**SET PROBLEM:** Leaving out every picture, quote the data below exactly as it appears.

**SOURCE MATERIAL:**
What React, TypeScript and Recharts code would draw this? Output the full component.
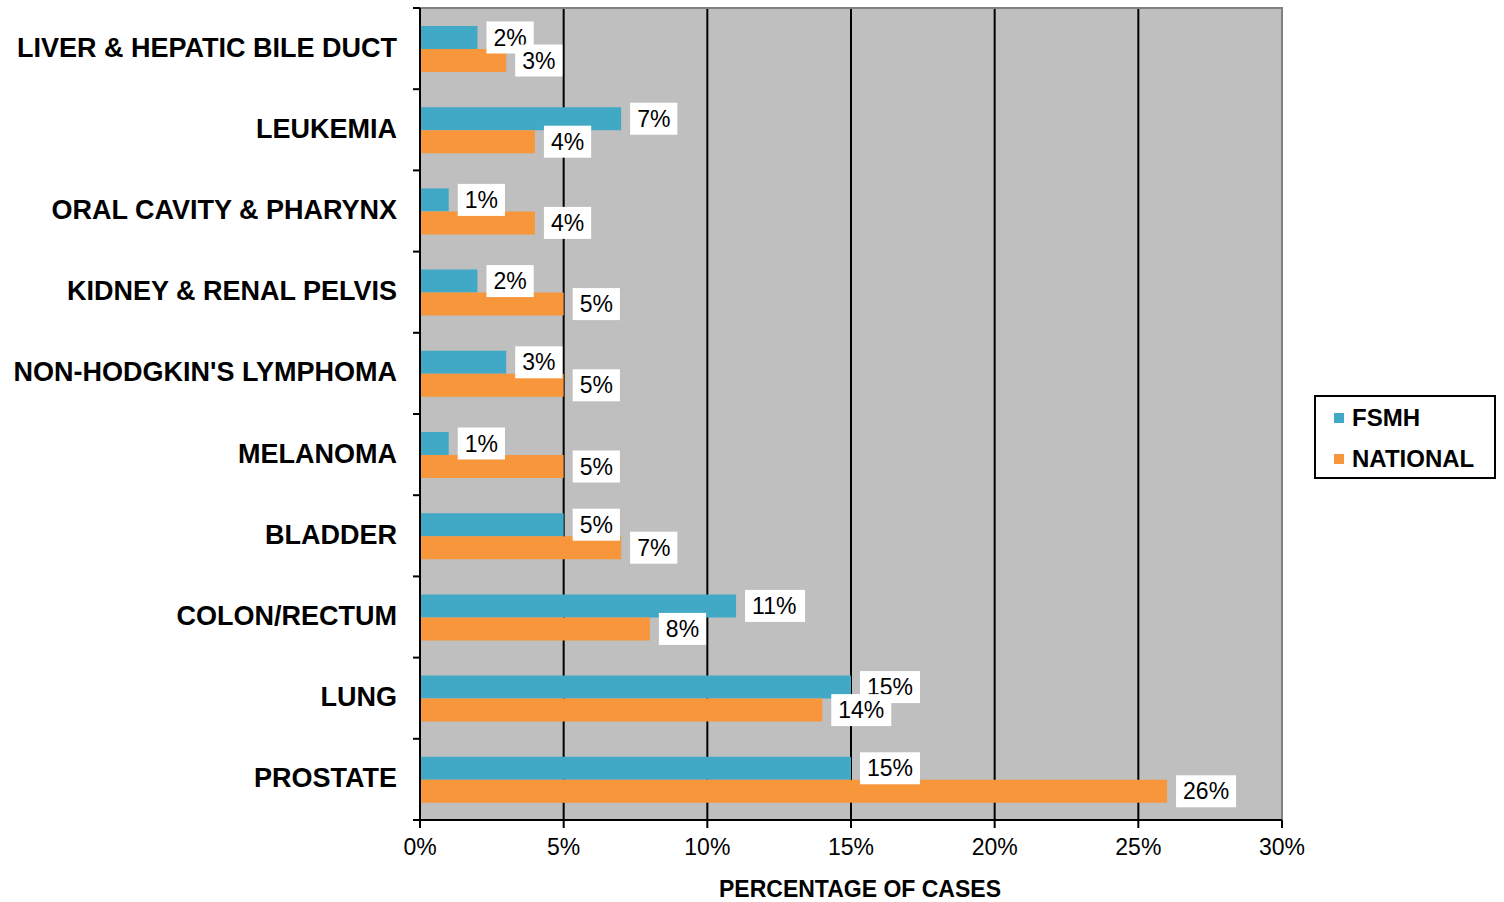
import {
  Bar,
  BarChart,
  CartesianGrid,
  LabelList,
  ReferenceArea,
  XAxis,
  YAxis,
} from "recharts";

const CATEGORIES = [
  "LIVER & HEPATIC BILE DUCT",
  "LEUKEMIA",
  "ORAL CAVITY & PHARYNX",
  "KIDNEY & RENAL PELVIS",
  "NON-HODGKIN'S LYMPHOMA",
  "MELANOMA",
  "BLADDER",
  "COLON/RECTUM",
  "LUNG",
  "PROSTATE",
];
const FSMH = [2, 7, 1, 2, 3, 1, 5, 11, 15, 15];
const NATIONAL = [3, 4, 4, 5, 5, 5, 7, 8, 14, 26];
const X_TICKS = [0, 5, 10, 15, 20, 25, 30];

const TEAL = "#41A9C6";
const ORANGE = "#F7963A";
const PLOT_BG = "#BFBFBF";
const FONT = "'Liberation Sans', Arial, Helvetica, sans-serif";

const TICK_SIZE = 7;
const TICK_MARGIN = 16;

const data = CATEGORIES.map((name, i) => ({
  name,
  fsmh: FSMH[i],
  national: NATIONAL[i],
}));

function CategoryTick(props: any) {
  const { x, y, payload, index, visibleTicksCount } = props;
  const half = payload?.offset ?? 40.6;
  const axisX = x + TICK_SIZE + TICK_MARGIN;
  const last = index === (visibleTicksCount ?? CATEGORIES.length) - 1;
  return (
    <g>
      <line x1={axisX - TICK_SIZE} x2={axisX} y1={y - half} y2={y - half} stroke="#000" strokeWidth={2} />
      {last && (
        <line x1={axisX - TICK_SIZE} x2={axisX} y1={y + half} y2={y + half} stroke="#000" strokeWidth={2} />
      )}
      <text
        x={x}
        y={y - 1}
        textAnchor="end"
        dominantBaseline="central"
        fontFamily={FONT}
        fontWeight="bold"
        fontSize={27}
        fill="#000"
      >
        {payload.value}
      </text>
    </g>
  );
}

function ValueBox(props: any) {
  const { x, y, width, height, value } = props;
  const text = `${value}%`;
  const digits = String(value).length;
  const textW = 23 * (0.556 * digits + 0.889);
  const boxW = textW + 14;
  const boxH = 32;
  const bx = x + width + 9;
  const cy = y + height / 2;
  return (
    <g>
      <rect x={bx} y={cy - boxH / 2} width={boxW} height={boxH} fill="#fff" />
      <text
        x={bx + 7}
        y={cy}
        dominantBaseline="central"
        fontFamily={FONT}
        fontSize={23}
        fill="#000"
      >
        {text}
      </text>
    </g>
  );
}

function LegendBox() {
  const row = (color: string, label: string) => (
    <div style={{ display: "flex", alignItems: "center", height: 41 }}>
      <span style={{ width: 10, height: 10, background: color, marginRight: 8 }} />
      <span style={{ fontWeight: "bold", fontSize: 24, color: "#000" }}>{label}</span>
    </div>
  );
  return (
    <div
      style={{
        position: "absolute",
        left: 1314,
        top: 395,
        width: 182,
        height: 84,
        boxSizing: "border-box",
        border: "2px solid #000",
        background: "#fff",
        paddingLeft: 18,
        fontFamily: FONT,
      }}
    >
      {row(TEAL, "FSMH")}
      {row(ORANGE, "NATIONAL")}
    </div>
  );
}

export default function App() {
  return (
    <div style={{ position: "absolute", left: 0, top: 0, width: 1504, height: 902, background: "#fff" }}>
      <BarChart
        width={1504}
        height={902}
        data={data}
        layout="vertical"
        margin={{ top: 8, right: 222, bottom: 0, left: 0 }}
        barGap={0}
        barSize={23}
      >
        <CartesianGrid horizontal={false} vertical stroke="#000" strokeWidth={2} fill={PLOT_BG} />
        <ReferenceArea x1={0} x2={30} fill="none" stroke="#808080" strokeWidth={2} ifOverflow="visible" />
        <XAxis
          type="number"
          domain={[0, 30]}
          ticks={X_TICKS}
          tickFormatter={(v: number) => `${v}%`}
          axisLine={{ stroke: "#000", strokeWidth: 2 }}
          tickLine={{ stroke: "#000", strokeWidth: 2 }}
          tickSize={8}
          tickMargin={11}
          tick={{ fontSize: 23, fill: "#000", fontFamily: FONT }}
          height={82}
          label={{
            value: "PERCENTAGE OF CASES",
            position: "insideBottom",
            offset: 5,
            dx: 9,
            style: { fontFamily: FONT, fontWeight: "bold", fontSize: 23, fill: "#000" },
          }}
        />
        <YAxis
          type="category"
          dataKey="name"
          width={420}
          axisLine={{ stroke: "#000", strokeWidth: 2 }}
          tickLine={false}
          tickSize={TICK_SIZE}
          tickMargin={TICK_MARGIN}
          interval={0}
          tick={<CategoryTick />}
        />
        <Bar dataKey="fsmh" fill={TEAL} isAnimationActive={false}>
          <LabelList dataKey="fsmh" content={<ValueBox />} />
        </Bar>
        <Bar dataKey="national" fill={ORANGE} isAnimationActive={false}>
          <LabelList dataKey="national" content={<ValueBox />} />
        </Bar>
      </BarChart>
      <LegendBox />
    </div>
  );
}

**SOLUTION FOR THIS TASK:**
What React, TypeScript and Recharts code would draw this? Output the full component.
import {
  Bar,
  BarChart,
  CartesianGrid,
  LabelList,
  ReferenceArea,
  XAxis,
  YAxis,
} from "recharts";

const CATEGORIES = [
  "LIVER & HEPATIC BILE DUCT",
  "LEUKEMIA",
  "ORAL CAVITY & PHARYNX",
  "KIDNEY & RENAL PELVIS",
  "NON-HODGKIN'S LYMPHOMA",
  "MELANOMA",
  "BLADDER",
  "COLON/RECTUM",
  "LUNG",
  "PROSTATE",
];
const FSMH = [2, 7, 1, 2, 3, 1, 5, 11, 15, 15];
const NATIONAL = [3, 4, 4, 5, 5, 5, 7, 8, 14, 26];
const X_TICKS = [0, 5, 10, 15, 20, 25, 30];

const TEAL = "#41A9C6";
const ORANGE = "#F7963A";
const PLOT_BG = "#BFBFBF";
const FONT = "'Liberation Sans', Arial, Helvetica, sans-serif";

const TICK_SIZE = 7;
const TICK_MARGIN = 16;

const data = CATEGORIES.map((name, i) => ({
  name,
  fsmh: FSMH[i],
  national: NATIONAL[i],
}));

function CategoryTick(props: any) {
  const { x, y, payload, index, visibleTicksCount } = props;
  const half = payload?.offset ?? 40.6;
  const axisX = x + TICK_SIZE + TICK_MARGIN;
  const last = index === (visibleTicksCount ?? CATEGORIES.length) - 1;
  return (
    <g>
      <line x1={axisX - TICK_SIZE} x2={axisX} y1={y - half} y2={y - half} stroke="#000" strokeWidth={2} />
      {last && (
        <line x1={axisX - TICK_SIZE} x2={axisX} y1={y + half} y2={y + half} stroke="#000" strokeWidth={2} />
      )}
      <text
        x={x}
        y={y - 1}
        textAnchor="end"
        dominantBaseline="central"
        fontFamily={FONT}
        fontWeight="bold"
        fontSize={27}
        fill="#000"
      >
        {payload.value}
      </text>
    </g>
  );
}

function ValueBox(props: any) {
  const { x, y, width, height, value } = props;
  const text = `${value}%`;
  const digits = String(value).length;
  const textW = 23 * (0.556 * digits + 0.889);
  const boxW = textW + 14;
  const boxH = 32;
  const bx = x + width + 9;
  const cy = y + height / 2;
  return (
    <g>
      <rect x={bx} y={cy - boxH / 2} width={boxW} height={boxH} fill="#fff" />
      <text
        x={bx + 7}
        y={cy}
        dominantBaseline="central"
        fontFamily={FONT}
        fontSize={23}
        fill="#000"
      >
        {text}
      </text>
    </g>
  );
}

function LegendBox() {
  const row = (color: string, label: string) => (
    <div style={{ display: "flex", alignItems: "center", height: 41 }}>
      <span style={{ width: 10, height: 10, background: color, marginRight: 8 }} />
      <span style={{ fontWeight: "bold", fontSize: 24, color: "#000" }}>{label}</span>
    </div>
  );
  return (
    <div
      style={{
        position: "absolute",
        left: 1314,
        top: 395,
        width: 182,
        height: 84,
        boxSizing: "border-box",
        border: "2px solid #000",
        background: "#fff",
        paddingLeft: 18,
        fontFamily: FONT,
      }}
    >
      {row(TEAL, "FSMH")}
      {row(ORANGE, "NATIONAL")}
    </div>
  );
}

export default function App() {
  return (
    <div style={{ position: "absolute", left: 0, top: 0, width: 1504, height: 902, background: "#fff" }}>
      <BarChart
        width={1504}
        height={902}
        data={data}
        layout="vertical"
        margin={{ top: 8, right: 222, bottom: 0, left: 0 }}
        barGap={0}
        barSize={23}
      >
        <CartesianGrid horizontal={false} vertical stroke="#000" strokeWidth={2} fill={PLOT_BG} />
        <ReferenceArea x1={0} x2={30} fill="none" stroke="#808080" strokeWidth={2} ifOverflow="visible" />
        <XAxis
          type="number"
          domain={[0, 30]}
          ticks={X_TICKS}
          tickFormatter={(v: number) => `${v}%`}
          axisLine={{ stroke: "#000", strokeWidth: 2 }}
          tickLine={{ stroke: "#000", strokeWidth: 2 }}
          tickSize={8}
          tickMargin={11}
          tick={{ fontSize: 23, fill: "#000", fontFamily: FONT }}
          height={82}
          label={{
            value: "PERCENTAGE OF CASES",
            position: "insideBottom",
            offset: 5,
            dx: 9,
            style: { fontFamily: FONT, fontWeight: "bold", fontSize: 23, fill: "#000" },
          }}
        />
        <YAxis
          type="category"
          dataKey="name"
          width={420}
          axisLine={{ stroke: "#000", strokeWidth: 2 }}
          tickLine={false}
          tickSize={TICK_SIZE}
          tickMargin={TICK_MARGIN}
          interval={0}
          tick={<CategoryTick />}
        />
        <Bar dataKey="fsmh" fill={TEAL} isAnimationActive={false}>
          <LabelList dataKey="fsmh" content={<ValueBox />} />
        </Bar>
        <Bar dataKey="national" fill={ORANGE} isAnimationActive={false}>
          <LabelList dataKey="national" content={<ValueBox />} />
        </Bar>
      </BarChart>
      <LegendBox />
    </div>
  );
}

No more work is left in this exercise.